Les masques - oui ou non ?
En porter ou pas? La question des masques de protection suscite beaucoup de confusion en Suisse. Parmi la population, mais aussi parmi les expert·es.
La première question est : à quoi servent les masques ? La réponse est ... ce n'est pas si simple. Contre les gouttelettes, les masques de protection sont relativement efficaces. Lorsque j'éternue, un masque retient de nombreuses gouttelettes qui pourraient sinon s'envoler dans le visage d'une autre personne. Le masque protège aussi relativement bien contre les gouttelettes que je pourrais inhaler.
La situation est différente pour les aérosols. Les aérosols sont de minuscules particules dans l'air. Lorsque j'expire, il n'y a pas seulement de l'air pur des montagnes qui quitte mes poumons, mais également de minuscules particules (surtout des particules de poussière) que j'avais préalablement inhalées. Un masque filtre une partie de l'air que je respire - le reste passe par les fissures entre le masque et mon visage. Nous ne savons pas encore si les aérosols sont également porteurs du coronavirus, si on peut infecter quelqu'un comme ça. C'est le problème avec le Covid-19 : il y a beaucoup de choses que nous ne savons pas encore.

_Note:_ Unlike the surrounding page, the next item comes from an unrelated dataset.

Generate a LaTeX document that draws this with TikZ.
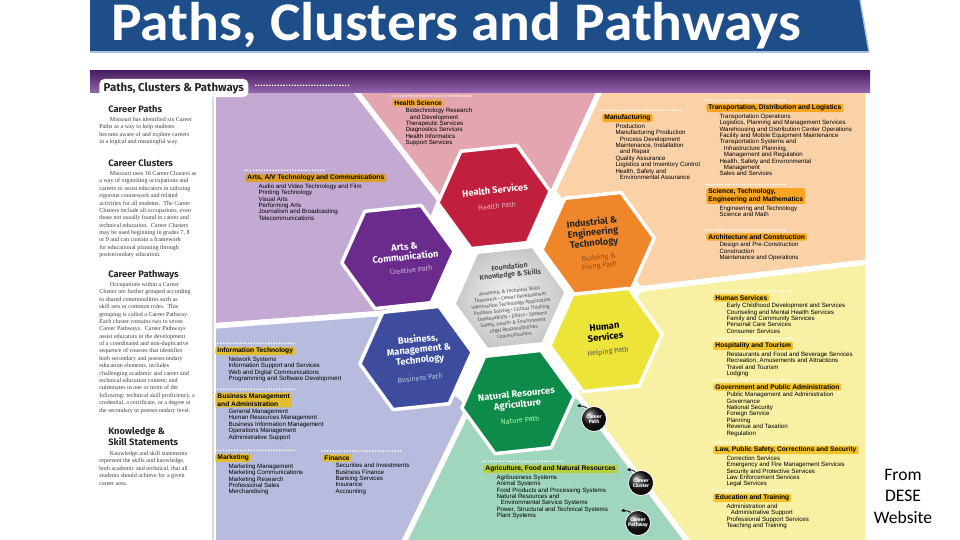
\documentclass[tikz,border=0pt]{standalone}
\usepackage{fontspec}
\setmainfont{Liberation Sans}
\newfontfamily\bannerfont{Carlito}
\newfontfamily\headfont{Fira Sans}
\newfontfamily\bodyserif{Liberation Serif}
\usetikzlibrary{positioning,arrows.meta,shapes.geometric,calc}

\definecolor{titleblue}{HTML}{1D4E89}
\definecolor{titleedge}{HTML}{A9C1E0}
\definecolor{hdrdark}{HTML}{4A1E62}
\definecolor{hdrpurple}{HTML}{9466AE}
\definecolor{lavender}{HTML}{C4AAD3}
\definecolor{rose}{HTML}{E3A5AF}
\definecolor{peach}{HTML}{FBD2A8}
\definecolor{lemon}{HTML}{F8F0A2}
\definecolor{mint}{HTML}{9FD6BD}
\definecolor{periwinkle}{HTML}{B7BBDD}
\definecolor{hexhealth}{HTML}{C01F3D}
\definecolor{hexindustry}{HTML}{F0862A}
\definecolor{hexarts}{HTML}{6A2B8D}
\definecolor{hexbusiness}{HTML}{3E4C9E}
\definecolor{hexhuman}{HTML}{EDE43A}
\definecolor{hexnature}{HTML}{0E8B4A}
\definecolor{tabgold}{HTML}{D9A02B}
\definecolor{tabrose}{HTML}{F0A935}
\definecolor{taborange}{HTML}{F6A623}
\definecolor{tabyellow}{HTML}{F3C32A}
\definecolor{tabblue}{HTML}{E3BD30}
\definecolor{tabgreen}{HTML}{B9CF3B}

\newcommand{\pwind}{\hspace*{2.5pt}}
\newcommand{\parind}{\hspace*{6pt}}

\tikzset{
  field/.style={fill=#1, draw=white, line width=1.1mm},
  hexcell/.style={regular polygon, regular polygon sides=6, minimum size=2.26cm, inner sep=0pt,
                  draw=white, line width=0.7mm, shape border rotate=6, fill=#1},
  hextitle/.style={align=center, rotate=6, inner sep=0pt, font=\headfont\bfseries\fontsize{5.3}{5.9}\selectfont},
  pathnote/.style={align=center, rotate=6, inner sep=0pt, text=#1, font=\headfont\fontsize{4.1}{4.8}\selectfont},
  cluster/.style={fill=#1, anchor=west, rounded corners=0.8pt, inner xsep=1.2pt, inner ysep=0.6pt,
                  align=left, font=\bfseries\fontsize{3.8}{4.3}\selectfont},
  pwlist/.style={anchor=north west, align=left, inner sep=0pt, font=\fontsize{3.5}{3.64}\selectfont},
  dotrow/.style={white, line width=1pt, dash pattern=on 0pt off 1.6pt, line cap=round},
  colhead/.style={anchor=north west, align=left, inner sep=0pt, text=black!85,
                  font=\headfont\bfseries\fontsize{5.3}{5.4}\selectfont},
  colbody/.style={anchor=north west, align=left, inner sep=0pt, text=black!75,
                  font=\bodyserif\fontsize{3.45}{4.2}\selectfont},
  cmark/.style={circle, minimum size=0.5cm, inner sep=0pt, ball color=black!90, draw=white, line width=0.4pt,
                text=white, align=center, font=\headfont\bfseries\fontsize{2.9}{3.1}\selectfont},
  cmarrow/.style={-{Stealth[length=2.2pt,width=2pt]}, line width=0.45pt, black}
}

\begin{document}
\begin{tikzpicture}[x=0.02cm, y=-0.02cm, line join=round]
\useasboundingbox (0,0) rectangle (960,540);
\fill[white] (0,0) rectangle (960,540);

% banner
\fill[titleblue] (90,0) -- (860,0) -- (869,52) -- (90,52) -- cycle;
\draw[titleedge, line width=0.8pt] (860,0) -- (869,52);
\draw[titleedge, line width=0.8pt] (90,52) -- (869,52);
\node[anchor=base west, inner sep=0pt, text=white, font=\bannerfont\bfseries\fontsize{31}{32}\selectfont] (banner) at (111,41) {\scalebox{1.055}[1]{Paths, Clusters and Pathways}};

% colour fields
\path[field=lavender] (213,86) -- (352,86) -- (440,200) -- (400,300) -- (388,313) -- (213,326) -- cycle;
\path[field=rose] (352,86) -- (602,86) -- (553,192) -- (520,240) -- (440,200) -- cycle;
\path[field=peach] (602,86) -- (868,86) -- (868,262) -- (640,289) -- (600,245) -- (553,192) -- cycle;
\path[field=lemon] (640,289) -- (868,262) -- (868,546) -- (691,546) -- (575,392) -- (600,340) -- cycle;
\path[field=mint] (470,405) -- (520,400) -- (575,392) -- (691,546) -- (402,546) -- cycle;
\path[field=periwinkle] (213,326) -- (388,313) -- (416,358) -- (470,405) -- (402,546) -- (213,546) -- cycle;

% header band and left column
\shade[top color=hdrdark, bottom color=hdrpurple] (90,71) rectangle (870,93);
\fill[white] (90,93) rectangle (212,540);
\draw[black!15, line width=0.6pt] (213,93) -- (213,540);
\node[fill=white, rounded corners=3pt, anchor=west, inner xsep=2.5pt, inner ysep=2pt, text=black!85,
      font=\headfont\bfseries\fontsize{6.5}{6.6}\selectfont] (tab) at (99,88) {Paths, Clusters \& Pathways};
\draw[dotrow] ([xshift=4pt, yshift=1.5pt]tab.east) -- ++(95,0);

% left column
\node[colhead] (hpaths) at (108,105) {Career Paths};
\node[colbody] (bpaths) at (99,117) {\parind Missouri has identified six Career\\Paths as a way to help students\\become aware of and explore careers\\in a logical and meaningful way.};
\node[colhead] (hclusters) at (108,159) {Career Clusters};
\node[colbody] (bclusters) at (99,171) {\parind Missouri uses 16 Career Clusters as\\a way of organizing occupations and\\careers to assist educators in tailoring\\rigorous coursework and related\\activities for all students.\ \ The Career\\Clusters include all occupations, even\\those not usually found in career and\\technical education.\ \ Career Clusters\\may be used beginning in grades 7, 8\\or 9 and can contain a framework\\for educational planning through\\postsecondary education.};
\node[colhead] (hpathways) at (108,270) {Career Pathways};
\node[colbody] (bpathways) at (99,282) {\parind Occupations within a Career\\Cluster are further grouped according\\to shared commonalities such as\\skill sets or common roles.\ \ This\\grouping is called a Career Pathway.\\Each cluster contains two to seven\\Career Pathways.\ \ Career Pathways\\assist educators in the development\\of a coordinated and non-duplicative\\sequence of courses that identifies\\both secondary and postsecondary\\education elements, includes\\challenging academic and career and\\technical education content; and\\culminates in one or more of the\\following: technical skill proficiency, a\\credential, a certificate, or a degree at\\the secondary or postsecondary level.};
\node[colhead] (hknow) at (108,427) {Knowledge \&\\Skill Statements};
\node[colbody] (bknow) at (99,451) {\parind Knowledge and skill statements\\represent the skills and knowledge,\\both academic and technical, that all\\students should achieve for a given\\career area.};

% honeycomb
\node[hexcell=hexhealth] (health) at (494,197) {};
\node[hexcell=hexindustry] (industry) at (598,244) {};
\node[hexcell=hexarts] (arts) at (398,257) {};
\node[hexcell=hexbusiness] (business) at (416,358) {};
\node[hexcell=hexhuman] (human) at (606,340) {};
\node[hexcell=hexnature] (nature) at (518,402) {};
\node[hexcell=white, inner color=gray!8, outer color=gray!45] (foundation) at (510,298) {};

\node[hextitle, text=white] (healthtitle) at (495,190) {Health Services};
\node[pathnote=hexhealth!35!white] (healthpath) at (497,206) {Health Path};
\node[hextitle, text=black!85] (industrytitle) at (593,233) {Industrial \&\\Engineering\\Technology};
\node[pathnote=hexindustry!60!black] (industrypath) at (599,262) {Building \&\\Fixing Path};
\node[hextitle, text=white] (artstitle) at (405,252) {Arts \&\\Communication};
\node[pathnote=hexarts!35!white] (artspath) at (411,270) {Creative Path};
\node[hextitle, text=white] (businesstitle) at (419,350) {Business,\\Management \&\\Technology};
\node[pathnote=hexbusiness!35!white] (businesspath) at (420,378) {Business Path};
\node[hextitle, text=black] (humantitle) at (605,332) {Human\\Services};
\node[pathnote=black!65] (humanpath) at (608,352) {Helping Path};
\node[hextitle, text=white] (naturetitle) at (517,400) {Natural Resources\\Agriculture};
\node[pathnote=green!35!white] (naturepath) at (520,420) {Nature Path};
\node[hextitle, text=black!70, font=\headfont\bfseries\fontsize{4}{4.4}\selectfont] (foundationtitle) at (510,271) {Foundation\\Knowledge \& Skills};
\node[hextitle, text=black!70, font=\headfont\fontsize{2.8}{3.6}\selectfont] (foundationskills) at (512,313) {Academic \& Technical Skills\\Teamwork \textbullet{} Career Development\\Information Technology Application\\Problem Solving \textbullet{} Critical Thinking\\Employability \textbullet{} Ethics \textbullet{} Systems\\Safety, Health \& Environment\\Legal Responsibilities\\Communication};

% clusters and pathways
\node[cluster=tabrose] (lblhealthsci) at (392,103) {Health Science};
\draw[dotrow] ([yshift=1.8pt]lblhealthsci.north west) -- ++(80,0);
\node[pwlist, below right=0.6pt and 7.5pt of lblhealthsci.south west] (pwhealthsci) {Biotechnology Research\\\pwind and Development\\Therapeutic Services\\Diagnostics Services\\Health Informatics\\Support Services};

\node[cluster=taborange] (lblmanuf) at (602,118) {Manufacturing};
\draw[dotrow] ([yshift=1.8pt]lblmanuf.north west) -- ++(80,0);
\node[pwlist, below right=0.6pt and 7.5pt of lblmanuf.south west] (pwmanuf) {Production\\Manufacturing Production\\\pwind Process Development\\Maintenance, Installation\\\pwind and Repair\\Quality Assurance\\Logistics and Inventory Control\\Health, Safety and\\\pwind Environmental Assurance};

\node[cluster=taborange] (lbltrans) at (706,108) {Transportation, Distribution and Logistics};
\draw[dotrow] ([yshift=1.8pt]lbltrans.north west) -- ++(80,0);
\node[pwlist, below right=0.6pt and 7.5pt of lbltrans.south west] (pwtrans) {Transportation Operations\\Logistics, Planning and Management Services\\Warehousing and Distribution Center Operations\\Facility and Mobile Equipment Maintenance\\Transportation Systems and\\\pwind Infrastructure Planning,\\\pwind Management and Regulation\\Health, Safety and Environmental\\\pwind Management\\Sales and Services};

\node[cluster=taborange] (lblstem) at (706,196) {Science, Technology,\\Engineering and Mathematics};
\draw[dotrow] ([yshift=1.8pt]lblstem.north west) -- ++(80,0);
\node[pwlist, below right=0.6pt and 7.5pt of lblstem.south west] (pwstem) {Engineering and Technology\\Science and Math};

\node[cluster=taborange] (lblarch) at (706,237) {Architecture and Construction};
\draw[dotrow] ([yshift=1.8pt]lblarch.north west) -- ++(80,0);
\node[pwlist, below right=0.6pt and 7.5pt of lblarch.south west] (pwarch) {Design and Pre-Construction\\Construction\\Maintenance and Operations};

\node[cluster=tabgold] (lblarts) at (245,178) {Arts, A/V Technology and Communications};
\draw[dotrow] ([yshift=1.8pt]lblarts.north west) -- ++(80,0);
\node[pwlist, below right=0.6pt and 7.5pt of lblarts.south west] (pwarts) {Audio and Video Technology and Film\\Printing Technology\\Visual Arts\\Performing Arts\\Journalism and Broadcasting\\Telecommunications};

\node[cluster=tabyellow] (lblhuman) at (713,298) {Human Services};
\draw[dotrow] ([yshift=1.8pt]lblhuman.north west) -- ++(80,0);
\node[pwlist, below right=0.6pt and 7.5pt of lblhuman.south west] (pwhuman) {Early Childhood Development and Services\\Counseling and Mental Health Services\\Family and Community Services\\Personal Care Services\\Consumer Services};

\node[cluster=tabyellow] (lblhosp) at (713,346) {Hospitality and Tourism};
\draw[dotrow] ([yshift=1.8pt]lblhosp.north west) -- ++(80,0);
\node[pwlist, below right=0.6pt and 7.5pt of lblhosp.south west] (pwhosp) {Restaurants and Food and Beverage Services\\Recreation, Amusements and Attractions\\Travel and Tourism\\Lodging};

\node[cluster=tabyellow] (lblgov) at (713,387) {Government and Public Administration};
\draw[dotrow] ([yshift=1.8pt]lblgov.north west) -- ++(80,0);
\node[pwlist, below right=0.6pt and 7.5pt of lblgov.south west] (pwgov) {Public Management and Administration\\Governance\\National Security\\Foreign Service\\Planning\\Revenue and Taxation\\Regulation};

\node[cluster=tabyellow] (lbllaw) at (713,450) {Law, Public Safety, Corrections and Security};
\draw[dotrow] ([yshift=1.8pt]lbllaw.north west) -- ++(80,0);
\node[pwlist, below right=0.6pt and 7.5pt of lbllaw.south west] (pwlaw) {Correction Services\\Emergency and Fire Management Services\\Security and Protective Services\\Law Enforcement Services\\Legal Services};

\node[cluster=tabyellow] (lbledu) at (713,498) {Education and Training};
\draw[dotrow] ([yshift=1.8pt]lbledu.north west) -- ++(80,0);
\node[pwlist, below right=0.6pt and 7.5pt of lbledu.south west] (pwedu) {Administration and\\\pwind Administrative Support\\Professional Support Services\\Teaching and Training};

\node[cluster=tabblue] (lblit) at (215,351) {Information Technology};
\draw[dotrow] ([yshift=1.8pt]lblit.north west) -- ++(80,0);
\node[pwlist, below right=0.6pt and 7.5pt of lblit.south west] (pwit) {Network Systems\\Information Support and Services\\Web and Digital Communications\\Programming and Software Development};

\node[cluster=tabblue] (lblbma) at (215,400) {Business Management\\and Administration};
\draw[dotrow] ([yshift=1.8pt]lblbma.north west) -- ++(80,0);
\node[pwlist, below right=0.6pt and 7.5pt of lblbma.south west] (pwbma) {General Management\\Human Resources Management\\Business Information Management\\Operations Management\\Administrative Support};

\node[cluster=tabblue] (lblmkt) at (215,458) {Marketing};
\draw[dotrow] ([yshift=1.8pt]lblmkt.north west) -- ++(80,0);
\node[pwlist, below right=0.6pt and 7.5pt of lblmkt.south west] (pwmkt) {Marketing Management\\Marketing Communications\\Marketing Research\\Professional Sales\\Merchandising};

\node[cluster=tabblue] (lblfin) at (322,458) {Finance};
\draw[dotrow] ([yshift=1.8pt]lblfin.north west) -- ++(80,0);
\node[pwlist, below right=0.6pt and 7.5pt of lblfin.south west] (pwfin) {Securities and Investments\\Business Finance\\Banking Services\\Insurance\\Accounting};

\node[cluster=tabgreen] (lblag) at (483,469) {Agriculture, Food and Natural Resources};
\draw[dotrow] ([yshift=1.8pt]lblag.north west) -- ++(80,0);
\node[pwlist, below right=0.6pt and 7.5pt of lblag.south west] (pwag) {Agribusiness Systems\\Animal Systems\\Food Products and Processing Systems\\Natural Resources and\\\pwind Environmental Service Systems\\Power, Structural and Technical Systems\\Plant Systems};

% key markers
\node[cmark] (cpath) at (594,419) {Career\\Path};
\node[cmark] (ccluster) at (641,483) {Career\\Cluster};
\node[cmark] (cpathway) at (638,523) {Career\\Pathway};
\coordinate (cpathtip) at (577,406);
\coordinate (cclustertip) at (627,470);
\coordinate (cpathwaytip) at (621,511);
\draw[cmarrow] (cpath) to[bend right=20] (cpathtip);
\draw[cmarrow] (ccluster) to[bend right=20] (cclustertip);
\draw[cmarrow] (cpathway) to[bend right=20] (cpathwaytip);

% source note
\node[align=center, inner sep=0pt, font=\bannerfont\fontsize{10}{12.2}\selectfont] (source) at (903,496) {From\\DESE\\Website};
\end{tikzpicture}
\end{document}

Les masques sont donc certainement d'une certaine utilité, mais on ne sait pas exactement dans quelle mesure. Dans de tels cas, les Suisses aiment dire «Utilisez-les, ça ne mange pas de pain» et jouer la sécurité. Néanmoins, le gouvernement fédéral n'a pas (encore) décrété le port du masque obligatoire. Pour deux raisons.
Premièrement, il n'y a pas une infinité de masques. Aujourd'hui déjà, environ 2 millions de masques sont utilisés chaque jour, principalement par des médecins, des infirmiers et infirmières, des sages-femmes, les soins à domicile et d'autres personnes qui en ont un besoin urgent. Si la population achète aussi des masques en masse, il est possible qu'il y ait une pénurie, et cela pourrait se terminer de façon dramatique. Des photos de médecins et d'infirmières et infirmiers qui doivent se protéger avec des pseudo-masques improvisés parce qu'ils et elles n'en ont pas de vrais, on ne veut surtout pas voir ça en Suisse !
Le deuxième problème est que les masques peuvent donner un faux sentiment de sécurité. Soudain, les gens sont moins enclins à garder leurs distances, à se laver les mains soigneusement, à se toucher le visage le moins possible ou à rester à la maison. L'hygiène et le fait de rester à la maison sont les moyens les plus sûrs et les plus efficaces contre la pandémie.
Avec ou sans obligation de porter le masque : il est certain que nous aurons besoin d'un grand nombre de masques. La Confédération prévoit que nous aurons besoin d'environ 135 millions de masques au cours de la pandémie - rien que pour le personnel médical. Si toute la population doit porter des masques, il nous en faudra même 360 millions ! Les chercheuses et chercheurs travaillent donc d'arrache-pied pour développer de nouveaux masques qui offriront une protection encore meilleure et pourront être utilisés plus longtemps.
A l'Empa, par exemple, le professeur René Rossi teste des revêtements anti-virus et des méthodes de stérilisation qui prolongent la durée de vie des masques. Des membranes spéciales imperméables au virus y sont également étudiées. René Rossi et son équipe travaillent actuellement pratiquement jour et nuit. Je leur souhaite beaucoup de succès !
L'article est paru à l'origine dans le SonntagsBlick.